**Supplied material:**
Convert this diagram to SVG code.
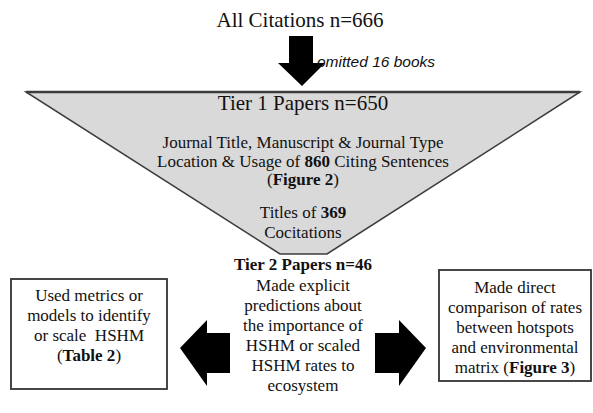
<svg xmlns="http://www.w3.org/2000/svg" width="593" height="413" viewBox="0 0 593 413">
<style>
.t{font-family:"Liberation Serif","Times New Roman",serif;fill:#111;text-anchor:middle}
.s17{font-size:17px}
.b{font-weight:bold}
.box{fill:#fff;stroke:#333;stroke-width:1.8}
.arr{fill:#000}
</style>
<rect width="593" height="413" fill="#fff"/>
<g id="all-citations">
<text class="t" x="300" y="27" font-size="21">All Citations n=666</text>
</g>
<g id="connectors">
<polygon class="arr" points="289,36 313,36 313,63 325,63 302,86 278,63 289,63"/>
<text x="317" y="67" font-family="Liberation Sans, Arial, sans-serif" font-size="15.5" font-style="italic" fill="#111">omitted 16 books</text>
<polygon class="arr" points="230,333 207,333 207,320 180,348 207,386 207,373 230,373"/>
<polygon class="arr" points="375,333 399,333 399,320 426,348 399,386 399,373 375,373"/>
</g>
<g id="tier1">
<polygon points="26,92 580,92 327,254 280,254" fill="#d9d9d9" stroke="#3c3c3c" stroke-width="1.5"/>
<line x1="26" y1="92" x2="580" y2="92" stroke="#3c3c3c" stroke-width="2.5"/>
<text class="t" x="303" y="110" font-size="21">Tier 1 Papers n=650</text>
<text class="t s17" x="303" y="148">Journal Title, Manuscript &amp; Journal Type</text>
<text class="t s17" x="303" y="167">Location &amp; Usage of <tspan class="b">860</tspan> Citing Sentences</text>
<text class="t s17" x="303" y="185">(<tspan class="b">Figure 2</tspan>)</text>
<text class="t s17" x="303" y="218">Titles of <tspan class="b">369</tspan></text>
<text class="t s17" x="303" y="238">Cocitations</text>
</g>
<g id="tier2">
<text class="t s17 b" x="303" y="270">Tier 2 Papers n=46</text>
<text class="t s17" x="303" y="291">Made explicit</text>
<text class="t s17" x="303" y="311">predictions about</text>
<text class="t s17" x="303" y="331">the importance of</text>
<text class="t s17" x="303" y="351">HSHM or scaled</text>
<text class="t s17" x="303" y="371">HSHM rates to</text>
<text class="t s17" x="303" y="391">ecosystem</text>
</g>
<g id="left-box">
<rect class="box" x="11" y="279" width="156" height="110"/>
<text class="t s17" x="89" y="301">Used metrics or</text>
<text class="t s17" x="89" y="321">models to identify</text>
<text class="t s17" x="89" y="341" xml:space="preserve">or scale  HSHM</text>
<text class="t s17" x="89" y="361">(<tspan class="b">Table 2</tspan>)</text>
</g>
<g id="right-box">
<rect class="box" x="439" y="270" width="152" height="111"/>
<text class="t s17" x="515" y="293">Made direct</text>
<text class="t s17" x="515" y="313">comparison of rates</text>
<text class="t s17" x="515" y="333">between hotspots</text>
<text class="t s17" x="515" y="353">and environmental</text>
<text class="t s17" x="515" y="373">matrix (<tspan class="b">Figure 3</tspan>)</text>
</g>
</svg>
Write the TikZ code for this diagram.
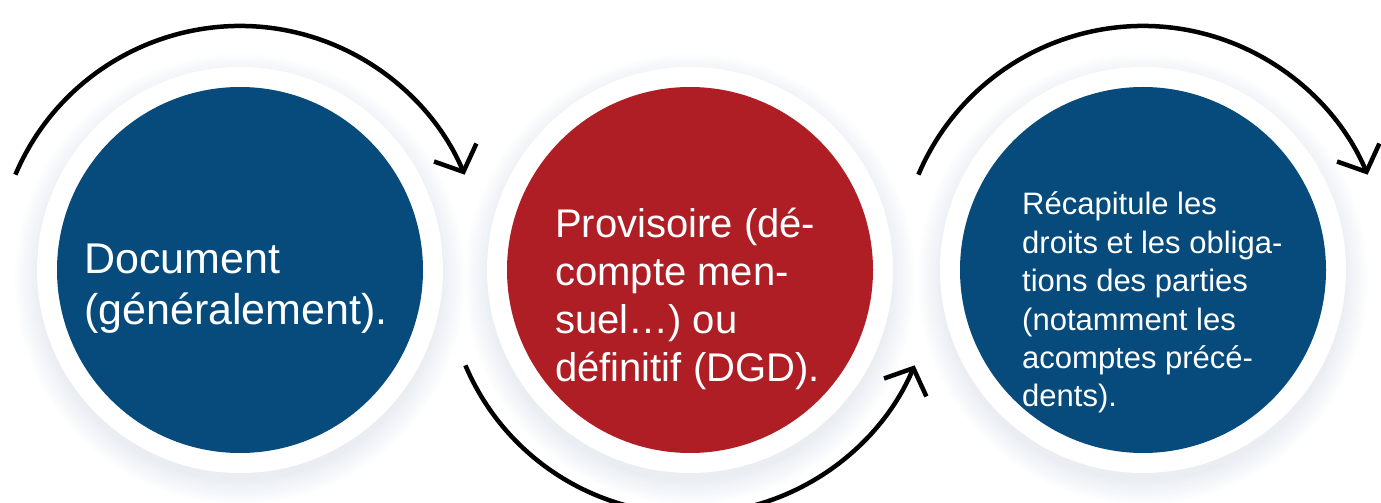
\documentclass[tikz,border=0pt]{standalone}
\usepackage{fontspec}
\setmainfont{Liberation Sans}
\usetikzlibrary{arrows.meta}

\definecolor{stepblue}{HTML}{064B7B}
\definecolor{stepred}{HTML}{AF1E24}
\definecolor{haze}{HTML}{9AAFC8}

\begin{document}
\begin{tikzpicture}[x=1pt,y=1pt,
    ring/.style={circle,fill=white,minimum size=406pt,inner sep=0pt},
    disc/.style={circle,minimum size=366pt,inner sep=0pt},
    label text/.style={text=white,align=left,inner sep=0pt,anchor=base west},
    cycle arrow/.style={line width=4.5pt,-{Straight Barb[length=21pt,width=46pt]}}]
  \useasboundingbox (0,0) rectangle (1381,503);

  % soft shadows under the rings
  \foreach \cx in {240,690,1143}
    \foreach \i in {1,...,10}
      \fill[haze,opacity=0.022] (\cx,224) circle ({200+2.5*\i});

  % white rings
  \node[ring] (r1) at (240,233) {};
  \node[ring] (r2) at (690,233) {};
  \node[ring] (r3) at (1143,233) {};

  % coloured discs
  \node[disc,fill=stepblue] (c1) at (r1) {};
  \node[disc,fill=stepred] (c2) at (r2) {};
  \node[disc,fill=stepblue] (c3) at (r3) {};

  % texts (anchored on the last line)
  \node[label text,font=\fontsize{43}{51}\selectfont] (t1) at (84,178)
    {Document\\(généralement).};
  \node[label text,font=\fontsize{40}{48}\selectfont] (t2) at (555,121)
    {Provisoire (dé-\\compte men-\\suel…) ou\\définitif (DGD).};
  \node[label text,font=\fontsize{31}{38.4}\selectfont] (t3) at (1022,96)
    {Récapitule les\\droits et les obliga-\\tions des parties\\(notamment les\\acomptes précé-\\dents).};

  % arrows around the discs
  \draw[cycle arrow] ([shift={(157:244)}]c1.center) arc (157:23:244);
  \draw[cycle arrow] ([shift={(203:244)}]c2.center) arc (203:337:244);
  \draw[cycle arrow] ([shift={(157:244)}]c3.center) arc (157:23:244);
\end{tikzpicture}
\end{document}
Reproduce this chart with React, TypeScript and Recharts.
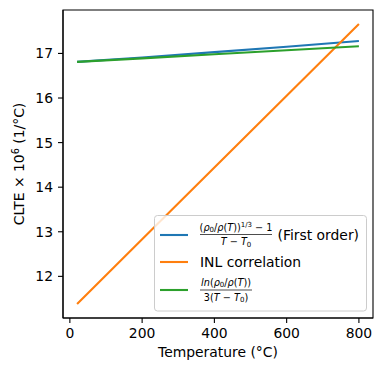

**Task objective:** Using the listing, copy every line where the word "code" shows up.

**The result:**
Convert this diagram to SVG code.
Write the TikZ code for this diagram.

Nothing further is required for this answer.